# Pit stops from Dublin to Cork



## Shawady (3 Jun 2011)

I've driving to Cork at the weekend with young children.
It's the first time I've driven the route since its all motorway.
In the case that I have to stop for (a) more petrol or (b) a toilet stop for the children, could anyone suggest a good location to do this?


----------



## Mucker Man (3 Jun 2011)

Port Laoise is about half way and there is a food court and facilities. 
It is just off the motorway, so it shouldn't delay you too long.


----------



## Olympian (3 Jun 2011)

There is a fairly newly opened McDonalds and petrol station at Cashel. About an hour to Cork from there. Think it's junction 8.  Don't know if there is anything else as I've not stopped.


----------



## Gervan (3 Jun 2011)

I stop at Urlingford, as it's halfway.
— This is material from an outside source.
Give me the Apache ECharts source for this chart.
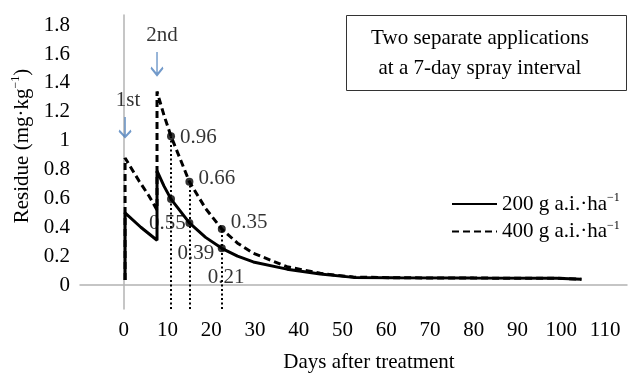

Just a minute off the motorway. There's a big garage and shop signposted where you can get snacks, take the children to the toilets, or find a mechanic to force off your locked petrol cap when you realise the key is still back at the house. Or other auto disasters.


----------



## dahamsta (3 Jun 2011)

I tend to go for Urlingford too, it's almost bang on halfway and the fuel is usually the cheapest around. Just a pity Geraldine sold out, her food was gorgeous!


----------



## oldtimer (3 Jun 2011)

The www.horseandjockeyhotel.com is used by many as a halfway stop. It is halfway between Urlingford and Cashel and just off the motorway. Good grub and nice sitting out area to stretch the legs. A new 24 hour motorway stop has opened at Cashel on the motorway. Haven't been there but hear good reports about it and it has a McDonalds for the kids.


----------